# Fooling Penn & Teller

Not many people can say they took in Penn & Teller with a card trick. Mathieu Bich now can. [-]

### Comments

1. guest says:

First, he keeps the marks on the cards away from view via good card control. The marks are all there, for every card possibility, just out of sight.

You'll notice he cuts the deck and places parts in a very specific order. In a number of cases, he inverts the cards, or turns them before he stacks them. He also uses those 3 "word" cards: "your", "card", "is" as separators. This keeps the cards with values written on them from the cards with suit names written on them…

This inverting and turning he does as he stacks the cards is putting the proper words in the proper order. So, for diamonds he might have to use the cards inverted and flipped, for clubs, just inverted, for spades, just flipped, for hearts, neither flipped nor inverted. For the values, he has 3 other parts of the deck (remember, 3 cards are splitting the deck into 4 parts!), each with 4 choices, used to cover all 12 possibilities.

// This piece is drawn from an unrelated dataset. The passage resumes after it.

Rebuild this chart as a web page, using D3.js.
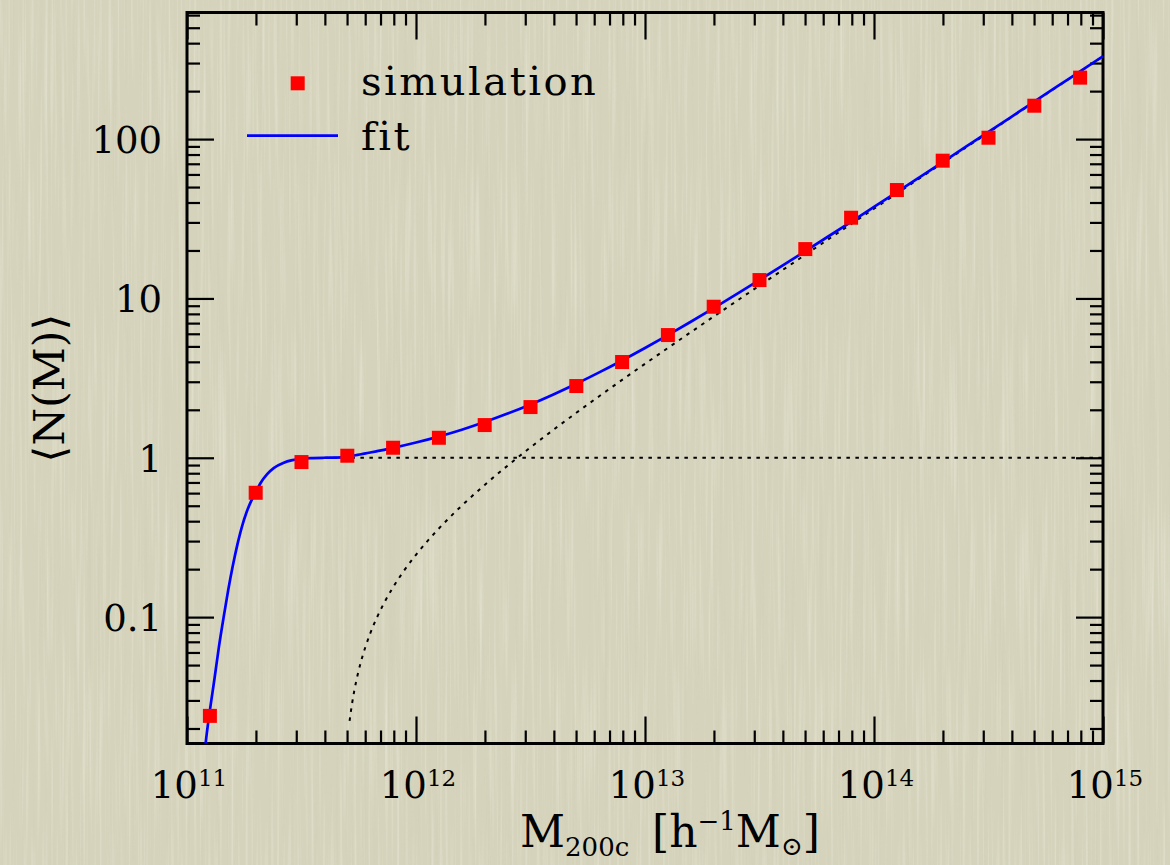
<!DOCTYPE html>
<html>
<head>
<meta charset="utf-8">
<script src="https://cdn.jsdelivr.net/npm/d3@7/dist/d3.min.js"></script>
<style>
  html, body { margin: 0; padding: 0; background: #d6d4bc; }
  svg { display: block; }
  text { font-family: "DejaVu Serif", "Liberation Serif", serif; fill: #000; }
</style>
</head>
<body>
<svg id="chart" width="1170" height="865"></svg>
<script>
// Halo occupation: mean galaxy count per halo versus halo mass (log10 M)
const simLogMass = [11.1, 11.3, 11.5, 11.7, 11.9, 12.1, 12.3, 12.5, 12.7, 12.9,
                    13.1, 13.3, 13.5, 13.7, 13.9, 14.1, 14.3, 14.5, 14.7, 14.9];
const simN = [0.024, 0.603, 0.94, 1.03, 1.156, 1.335, 1.604, 2.08, 2.82, 3.99,
              5.89, 8.87, 13.04, 20.4, 32.1, 47.9, 73.2, 102, 162, 243];

// fitted total occupation
const fitLogMass = [11.07, 11.08, 11.10, 11.12, 11.14, 11.16, 11.18, 11.20, 11.22, 11.24,
                    11.26, 11.28, 11.30, 11.32, 11.35, 11.38, 11.42, 11.46, 11.50, 11.55,
                    11.60, 11.65, 11.70, 11.71, 11.72, 11.73, 11.745, 11.76, 11.78, 11.80,
                    11.83, 11.86, 11.90, 11.95, 12.00, 12.05, 12.10, 12.20, 12.30, 12.40,
                    12.50, 12.60, 12.70, 12.80, 12.90, 13.00, 13.10, 13.20, 13.30, 13.40,
                    13.50, 13.60, 13.70, 13.80, 13.90, 14.00, 14.10, 14.20, 14.30, 14.40,
                    14.50, 14.60, 14.70, 14.80, 14.90, 15.00];
const fitN = [0.011, 0.0155, 0.026, 0.041, 0.066, 0.100, 0.148, 0.210, 0.285, 0.370,
              0.455, 0.535, 0.605, 0.690, 0.790, 0.865, 0.928, 0.966, 0.986, 0.996,
              1.000, 1.002, 1.014, 1.022, 1.028, 1.034, 1.043, 1.053, 1.066, 1.079,
              1.100, 1.122, 1.154, 1.198, 1.246, 1.300, 1.360, 1.501, 1.676, 1.893,
              2.162, 2.498, 2.915, 3.435, 4.082, 4.887, 5.890, 7.139, 8.694, 10.63,
              13.05, 16.05, 19.80, 24.47, 30.28, 37.53, 46.55, 57.80, 71.81, 89.27,
              111.0, 138.1, 171.9, 214.0, 266.3, 331.6];

// satellite term (dotted)
const satLogMass = [11.71, 11.72, 11.73, 11.745, 11.76, 11.78, 11.80, 11.83, 11.86, 11.90,
                    11.95, 12.00, 12.05, 12.10, 12.20, 12.30, 12.40, 12.50, 12.60, 12.70,
                    12.80, 12.90, 13.00, 13.20, 13.40, 13.60, 13.80, 14.00, 14.20, 14.40,
                    14.60, 14.80, 15.00];
const satN = [0.0223, 0.0282, 0.0342, 0.0433, 0.0527, 0.0656, 0.0789, 0.0999, 0.1221, 0.1540,
              0.1977, 0.2462, 0.3000, 0.3599, 0.5008, 0.6756, 0.8926, 1.162, 1.498, 1.915,
              2.435, 3.082, 3.887, 6.139, 9.632, 15.05, 23.47, 36.53, 56.80, 88.27,
              137.1, 213.0, 330.6];

// central term plateau (dotted)
const cenLogMass = [11.6, 15.0];
const cenN = [1, 1];

const xMajor = [11, 12, 13, 14, 15];
const yMajor = [0.1, 1, 10, 100];
const yMajorLabels = ["0.1", "1", "10", "100"];
const legendLabels = ["simulation", "fit"];

(function draw() {
  const svg = d3.select("#chart");
  const W = 1170, H = 865;
  const pL = 187, pR = 1103, pT = 12.5, pB = 743.5;

  // paper background with faint vertical grain
  const defs = svg.append("defs");
  const f = defs.append("filter").attr("id", "grain").attr("x", 0).attr("y", 0)
    .attr("width", "100%").attr("height", "100%");
  f.append("feTurbulence").attr("type", "fractalNoise")
    .attr("baseFrequency", "0.35 0.006").attr("numOctaves", 2).attr("seed", 7);
  f.append("feColorMatrix").attr("type", "matrix")
    .attr("values", "0 0 0 0 1  0 0 0 0 1  0 0 0 0 0.95  1.6 0 0 0 -0.78");
  const f2 = defs.append("filter").attr("id", "grain2").attr("x", 0).attr("y", 0)
    .attr("width", "100%").attr("height", "100%");
  f2.append("feTurbulence").attr("type", "fractalNoise")
    .attr("baseFrequency", "0.25 0.004").attr("numOctaves", 2).attr("seed", 3);
  f2.append("feColorMatrix").attr("type", "matrix")
    .attr("values", "0 0 0 0 0.55  0 0 0 0 0.53  0 0 0 0 0.42  -1.4 0 0 0 0.62");

  svg.append("rect").attr("width", W).attr("height", H).attr("fill", "#d5d3bb");
  svg.append("rect").attr("width", W).attr("height", H).attr("filter", "url(#grain)").attr("opacity", 0.45);
  svg.append("rect").attr("width", W).attr("height", H).attr("filter", "url(#grain2)").attr("opacity", 0.35);

  defs.append("clipPath").attr("id", "plotclip").append("rect")
    .attr("x", pL).attr("y", pT).attr("width", pR - pL).attr("height", pB - pT);

  const x = d3.scaleLog().domain([1e11, 1e15]).range([pL, pR]);
  const y = d3.scaleLog().domain([0.0161, 623]).range([pB, pT]);

  // minor tick values
  const xMinor = [];
  for (let e = 11; e < 15; e++) for (let k = 2; k <= 9; k++) xMinor.push(k * Math.pow(10, e));
  const yMinor = [];
  for (let e = -2; e <= 2; e++) for (let k = 2; k <= 9; k++) {
    const v = k * Math.pow(10, e);
    if (v > 0.0161 && v < 623) yMinor.push(v);
  }
  const xMajorVals = xMajor.map(e => Math.pow(10, e));

  const MAJ = 27, MIN = 13;
  function styleAxis(g) {
    g.select(".domain").remove();
    g.selectAll(".tick line").attr("stroke", "#000").attr("stroke-width", 2.2);
  }
  // bottom & top
  svg.append("g").attr("transform", `translate(0,${pB})`)
    .call(d3.axisBottom(x).tickValues(xMinor).tickSize(-MIN).tickFormat("")).call(styleAxis);
  svg.append("g").attr("transform", `translate(0,${pB})`)
    .call(d3.axisBottom(x).tickValues(xMajorVals).tickSize(-MAJ).tickFormat("")).call(styleAxis);
  svg.append("g").attr("transform", `translate(0,${pT})`)
    .call(d3.axisTop(x).tickValues(xMinor).tickSize(-MIN).tickFormat("")).call(styleAxis);
  svg.append("g").attr("transform", `translate(0,${pT})`)
    .call(d3.axisTop(x).tickValues(xMajorVals).tickSize(-MAJ).tickFormat("")).call(styleAxis);
  // left & right
  svg.append("g").attr("transform", `translate(${pL},0)`)
    .call(d3.axisLeft(y).tickValues(yMinor).tickSize(-MIN).tickFormat("")).call(styleAxis);
  const yAx = svg.append("g").attr("transform", `translate(${pL},0)`)
    .call(d3.axisLeft(y).tickValues(yMajor).tickSize(-MAJ).tickPadding(25)
      .tickFormat((d, i) => yMajorLabels[i])).call(styleAxis);
  yAx.selectAll("text").attr("font-size", 37).attr("font-family", "DejaVu Serif")
    .attr("fill", "#000").attr("dy", "0.36em");
  svg.append("g").attr("transform", `translate(${pR},0)`)
    .call(d3.axisRight(y).tickValues(yMinor).tickSize(-MIN).tickFormat("")).call(styleAxis);
  svg.append("g").attr("transform", `translate(${pR},0)`)
    .call(d3.axisRight(y).tickValues(yMajor).tickSize(-MAJ).tickFormat("")).call(styleAxis);

  // x tick labels as powers of ten
  const xl = svg.append("g").selectAll("text").data(xMajor).join("text")
    .attr("x", d => x(Math.pow(10, d)) + 2).attr("y", 798)
    .attr("text-anchor", "middle").attr("font-size", 37);
  xl.append("tspan").text("10");
  xl.append("tspan").attr("font-size", 23).attr("dy", -12).text(d => d);

  // frame
  svg.append("rect").attr("x", pL).attr("y", pT).attr("width", pR - pL)
    .attr("height", pB - pT).attr("fill", "none").attr("stroke", "#000").attr("stroke-width", 3);

  const plot = svg.append("g").attr("clip-path", "url(#plotclip)");
  const line = d3.line().x(d => x(Math.pow(10, d[0]))).y(d => y(d[1])).curve(d3.curveMonotoneX);

  plot.append("path").datum(d3.zip(cenLogMass, cenN)).attr("d", line)
    .attr("fill", "none").attr("stroke", "#000").attr("stroke-width", 2)
    .attr("stroke-dasharray", "3.5 5.5");
  plot.append("path").datum(d3.zip(satLogMass, satN)).attr("d", line)
    .attr("fill", "none").attr("stroke", "#000").attr("stroke-width", 2)
    .attr("stroke-dasharray", "3.5 5.5");
  plot.append("path").datum(d3.zip(fitLogMass, fitN)).attr("d", line)
    .attr("fill", "none").attr("stroke", "#0000ff").attr("stroke-width", 2.7);

  const S = 14;
  plot.selectAll("rect.sim").data(d3.zip(simLogMass, simN)).join("rect")
    .attr("class", "sim")
    .attr("x", d => x(Math.pow(10, d[0])) - S / 2).attr("y", d => y(d[1]) - S / 2)
    .attr("width", S).attr("height", S).attr("fill", "#ff0000");

  // legend
  svg.append("rect").attr("x", 297.7 - S / 2).attr("y", 83.3 - S / 2)
    .attr("width", S).attr("height", S).attr("fill", "#ff0000");
  svg.append("line").attr("x1", 247).attr("x2", 338).attr("y1", 135.7).attr("y2", 135.7)
    .attr("stroke", "#0000ff").attr("stroke-width", 2.7);
  svg.append("text").attr("x", 361).attr("y", 95).attr("font-size", 40)
    .attr("letter-spacing", 2.5).text(legendLabels[0]);
  svg.append("text").attr("x", 361).attr("y", 150).attr("font-size", 40)
    .attr("letter-spacing", 2.5).text(legendLabels[1]);

  // axis titles
  const xt = svg.append("text").attr("x", 520).attr("y", 847).attr("font-size", 44);
  xt.append("tspan").text("M");
  xt.append("tspan").attr("font-size", 26).attr("dy", 9).text("200c");
  xt.append("tspan").attr("dy", -9).text("\u00a0\u2009[h");
  xt.append("tspan").attr("font-size", 26).attr("dy", -17).text("\u22121");
  xt.append("tspan").attr("dy", 17).text("M");
  xt.append("tspan").attr("font-size", 26).attr("dy", 8).text("\u2299");
  xt.append("tspan").attr("dy", -8).text("]");

  svg.append("text").attr("transform", "translate(64,388) rotate(-90)")
    .attr("text-anchor", "middle").attr("font-size", 43).text("\u27e8N(M)\u27e9");
})();
</script>
</body>
</html>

The final move is to cut what he has placed, to put the "of" cards in the middle.

He lines them all up, then just fans out the deck, and "Voila!"

2. guest says:

oh — and that first move with the deck is taking the "of" cards off the top…

3. Guestivus says:

How do you know all that extra shuffling and rearranging was to divert your attention?

4. guest says:

Because it wasn't. That's probably how he got Penn & Teller. They were looking elsewhere for the trick, but it was really right there in the deck the whole time.

5. Jim says:

I think he has a few decks of cards in the box and then picks out the one for the selected suit. Then he knows how to cut and turn the cards so he can spell out any card. Then when P & T say the obvious, multiple decks, he pulls out a different box that says "NO".